Irene Mitchell said: May 16, 2012
Irene Mitchell
Suzuki Association Member
Violin, Viola
Dallas, TX
111 posts

WOW! What an inspiration, thanks for sharing :)

Sent from my iPhone

Irene Mitchell

Anita said: May 22, 2012
 38 posts

I recently hit on a neat parenting trick. My 7-year-old gets easily frustrated when he can’t play a piece “perfectly” the first time. Sometimes it’s the first time he’s played it and he still expects to be able to play it note-perfect the first time.
One day, he happened to have an empty water bottle on the table. As I saw the frustration and anger and tears begin to rise, I had him put his violin and bow down. I told him to pick up the bottle. Intrigued, he did as I asked. Then I asked him to unscrew the lid and blow all his “negative feelings” into the bottle—all his frustration, anger and upsetedness. He did.

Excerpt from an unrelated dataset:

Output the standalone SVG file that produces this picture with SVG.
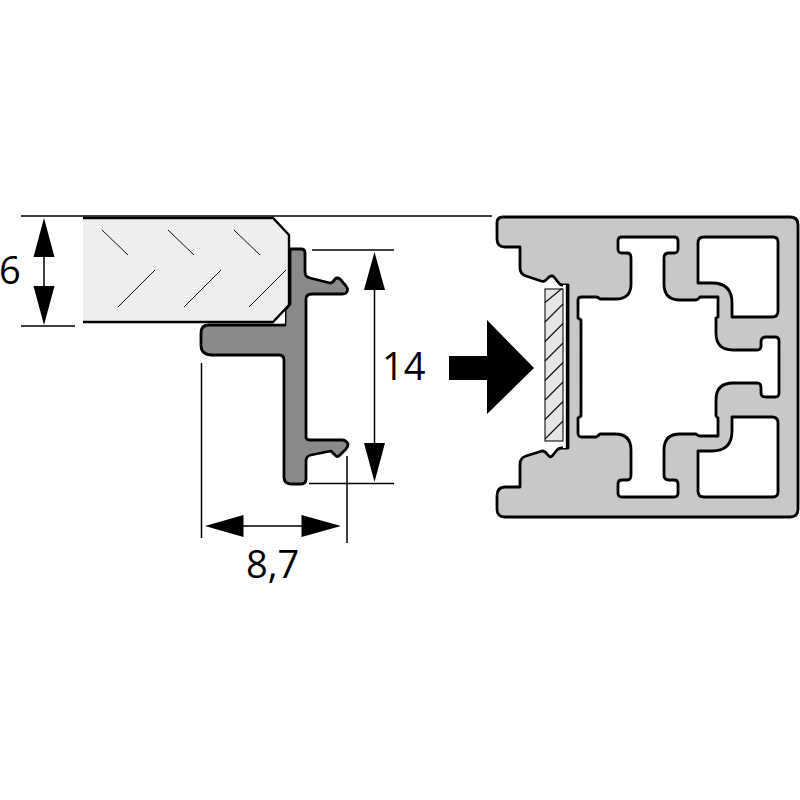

Then I told him to screw the cap back on.
I told him all his emotions would still be there—in the bottle—if he still wanted them after practice. Or he could unscrew the cap and let them go. They were his to do with as he pleased.
He grinned despite himself. He then focused on the rest of the lesson.
And at the end of practice, I purposefully ignored the bottle and what he did with it.
But after bedtime, as I was tidying up, I noticed the cap was off. He let them go!

AMB

Irene Mitchell said: May 22, 2012
Irene Mitchell
Suzuki Association Member
Violin, Viola
Dallas, TX
111 posts

VERY cool; thanks, Anita! What a creative & compassionate solution. :o)

Irene Mitchell

Rachel said: Jul 19, 2012
 19 posts

Jodi,
How was the talk? Do you have an online summary you could share for those who were unable to attend?
Thanks!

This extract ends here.